Good news. I asked Baklava to be my Valentine this year, and it said yes.
To celebrate, I dunked it in coffee, and it was even more delicious.
There will most likely be some sort of sad and bitter post-Valentine’s day post, but for now, I’m staying positive. I have good reasons: my sister came to visit this past weekend, and we had a blast, I tried to pay my electric bill today and realized my balance was only 11 cents, I’m not going to be spending Valentine’s day wallowing alone – I have a lady date with another single friend, and of course, I have this Baklava.
This is definitely one of my all-time favorite desserts to make. It’s super delicious, and it looks and sounds very impressive. Although it is a process, it is a fun process, and not nearly as hard as it sounds.
Years ago, in college (I can’t believe I’m old enough to put those two phrase together) I had a roommate who came from a big, Greek family. Her family lived close by, so she often went home on weekends and always returned with tons of delicious food. Anytime she went home, all of us roomies crossed our fingers that she would return with homemade Baklava. Lucky for us, she usually did. A few years later, at her wedding shower, we were again treated with a ton of delicious Greek food, including the famous Baklava. A couple of the roommates and I went over to her aunts (who had made all of the food) and let them know how much we loved everything – especially the Baklava. They were very kind and funny and gracious enough to give us their recipe. We actually went straight from the bridal shower to the grocery store and then made a batch that afternoon. I’ve been making it ever since – I’ve tweaked the recipe here and there – but it essentially remains true to what the Greek aunts told me, and it never disappoints.

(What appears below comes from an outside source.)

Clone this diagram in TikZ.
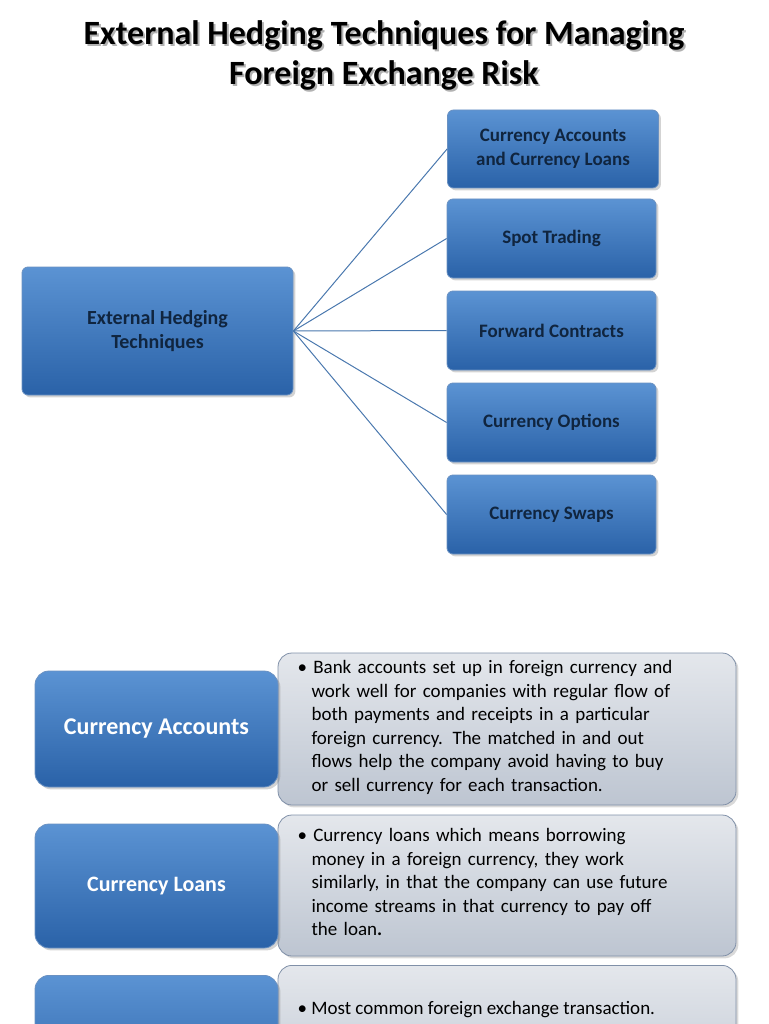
\documentclass[tikz,border=0pt]{standalone}
\usepackage{fontspec}
\setmainfont{Carlito}
\usetikzlibrary{positioning,shadows}
\definecolor{bluetop}{HTML}{5B93D3}
\definecolor{bluebot}{HTML}{2A62A8}
\definecolor{blueline}{HTML}{4A78AE}
\definecolor{navytext}{HTML}{10253F}
\definecolor{graytop}{HTML}{E4E7EC}
\definecolor{graybot}{HTML}{BDC5D1}
\definecolor{grayline}{HTML}{8090A8}
\tikzset{
  bluebox/.style={rounded corners=6pt, draw=bluebot!70!white, line width=0.8pt,
    top color=bluetop, bottom color=bluebot, text=white, font=\bfseries,
    align=center, drop shadow={opacity=0.35}},
  treebox/.style={bluebox, text=navytext, font=\fontsize{19}{24}\selectfont\bfseries},
  graybox/.style={rounded corners=14pt, draw=grayline, line width=0.8pt,
    top color=graytop, bottom color=graybot, drop shadow={opacity=0.3}},
  link/.style={blueline, line width=1pt}
}
\begin{document}
\begin{tikzpicture}[x=1pt,y=-1pt]
  \useasboundingbox (0,0) rectangle (768,1024);
  %----------------------------------------------------
  % Title
  %----------------------------------------------------
  \node (titleshadow) at (386,57) [align=center, text=black!30, font=\fontsize{34}{40}\selectfont\bfseries] {External Hedging Techniques for Managing\\Foreign Exchange Risk};
  \node (title) at (384,55) [align=center, font=\fontsize{34}{40}\selectfont\bfseries] {External Hedging Techniques for Managing\\Foreign Exchange Risk};
  %----------------------------------------------------
  % Tree of techniques
  %----------------------------------------------------
  \node (root) [treebox, minimum width=271pt, minimum height=128pt, font=\fontsize{20}{24}\selectfont\bfseries] at (157.5,331) {External Hedging\\Techniques};
  \node (acc) [treebox, minimum width=211pt, minimum height=78pt] at (553,149) {Currency Accounts\\and Currency Loans};
  \node (spot) [treebox, minimum width=209pt, minimum height=79pt] at (551.5,238.5) {Spot Trading};
  \node (fwd) [treebox, minimum width=209pt, minimum height=79pt] at (551.5,330.5) {Forward Contracts};
  \node (opt) [treebox, minimum width=209pt, minimum height=79pt] at (551.5,422.5) {Currency Options};
  \node (swp) [treebox, minimum width=209pt, minimum height=79pt] at (551.5,514.5) {Currency Swaps};
  \foreach \n in {acc,spot,fwd,opt,swp}
    \draw [link] (root.east) -- (\n.west);
  %----------------------------------------------------
  % Detail rows
  %----------------------------------------------------
  \node (accdesc) [graybox, minimum width=458pt, minimum height=152pt] at (507,729) {};
  \node (acctext) [anchor=north west, text width=420pt, font=\fontsize{19}{23.5}\selectfont] at (294,657)
    {\textbullet\ Bank accounts set up in foreign currency and\\
     \hspace*{14pt}work well for companies with regular flow of\\
     \hspace*{14pt}both payments and receipts in a particular\\
     \hspace*{14pt}foreign currency. The matched in and out\\
     \hspace*{14pt}flows help the company avoid having to buy\\
     \hspace*{14pt}or sell currency for each transaction.};
  \node (acchead) [bluebox, minimum width=243pt, minimum height=116pt, rounded corners=14pt, font=\fontsize{24}{28}\selectfont\bfseries] at (156.5,729) {Currency Accounts};

  \node (loandesc) [graybox, minimum width=458pt, minimum height=141pt] at (507,885.5) {};
  \node (loantext) [anchor=north west, text width=420pt, font=\fontsize{19}{23.5}\selectfont] at (294,825)
    {\textbullet\ Currency loans which means borrowing\\
     \hspace*{14pt}money in a foreign currency, they work\\
     \hspace*{14pt}similarly, in that the company can use future\\
     \hspace*{14pt}income streams in that currency to pay off\\
     \hspace*{14pt}the loan\textbf{.}};
  \node (loanhead) [bluebox, minimum width=243pt, minimum height=124pt, rounded corners=14pt, font=\fontsize{22}{26}\selectfont\bfseries] at (156.5,886) {Currency Loans};

  \node (spotdesc) [graybox, minimum width=458pt, minimum height=141pt, anchor=north] at (507,965) {};
  \node (spottext) [anchor=north west, font=\fontsize{19}{23.5}\selectfont] at (294,998)
    {\textbullet\ Most common foreign exchange transaction.};
  \node (spothead) [bluebox, minimum width=243pt, minimum height=124pt, rounded corners=14pt, anchor=north] at (156.5,975) {};
\end{tikzpicture}
\end{document}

Like I said, it is a bit of a process, and the Baklava needs to rest for at least 12 hours before digging in, so it’s something that you’ll want to plan on making ahead of time. It’s great for a party or some kind of special event as it makes a LOT and is classic while not being predictable.
I made it a couple years ago for a dessert contest at work and somehow managed to win “best taste” but still come in 2nd place overall. Stupid cake pops beat me out because they were prettier. I call B.S. on that one.
Anyway, I hope you give this recipe a shot and enjoy it as much as I do:
You will need:
1 pkg (1/2 lb) phyllo dough
1 lb chopped walnuts
1/2 c. white sugar
1 t. cinnamon
1/2 lb (2 sticks) butter – melted
A pastry brush
1 lemon wedge
3 c. white sugar
1/2 c. honey
1 c. water
1 cinnamon stick (optional)
How hard or easy this is totally depends on the phyllo dough. Sometimes, it just doesn’t want to cooperate and that complicates the whole process. The trick is that you don’t want it too wet or too dry. It usually comes frozen, but once you buy it, store it in the fridge. Unroll it carefully, and work quickly. If it starts to dry out, you can put plastic wrap over the sheets you aren’t using yet and place a damp cloth on top of it. I never have to do that – I keep the second roll in the fridge until I need it and just work quickly with the open one. The phyllo dough is so thin that if it gets wet, it will stick together like wet paper and is pretty much ruined. If it gets too dry, it will get very brittle and break – this isn’t the worst because if it breaks you can still piece it together in the pan.
Preheat the oven to 350 degrees and butter a 9×13 baking pan.
Start off by melting your butter and chopping your walnuts. I usually buy walnuts that are already chopped, and then chop them some more. You don’t want a powder, but you don’t want giant pieces either.
Mix together the walnuts, sugar and cinnamon in a medium bowl.
Place the melted butter in a small bowl.
Gather together the butter, pan, walnut mixture, and phyllo dough and get ready to start the assembling.
Place a single sheet of dough in the pan and brush the entire sheet with butter. Do this for 12 sheets, buttering each one. Once you get to sheet #12, butter it and sprinkle with 1 cup of the walnut/sugar/cinnamon mixture. Add 3 more sheets of phyllo (buttering each one) and sprinkle with another cup of the mixture. Continue this – 3 sheets, sprinkle mixture, 3 more sheets) until you run out of the walnut mixture. Then continue to add sheets of phyllo (of course buttering each one) until you run out of either phyllo or butter (I always run out of butter first!)
IMPORTANT: Cut the Baklava before you bake it. Nothing is ruined if you forget, but it is much easier if you cut before you bake. I cut it diagonally to make diamond shapes, but you can do it however you like.
Also important – don’t let the dog eat it.
Bake for 1 hour.
While it is baking, make the syrup:
Combine all the ingredients in a heavy saucepan. Bring to a boil and then simmer for 10 minutes.
Once the Baklava is baked (it will be nice and golden brown on the top), pour all of the syrup over it.
This is the hard part – leave it alone for 12-24 hours. Basically, you just want to give it enough time to soak up the syrup. I usually just let is sit (uncovered) over night.
Use a knife to remove the pre-cut pieces from the pan and place in paper or foil baking cups. If presentation is important to you, you can place a whole clove in the center of each piece, but I never have the time or energy for it.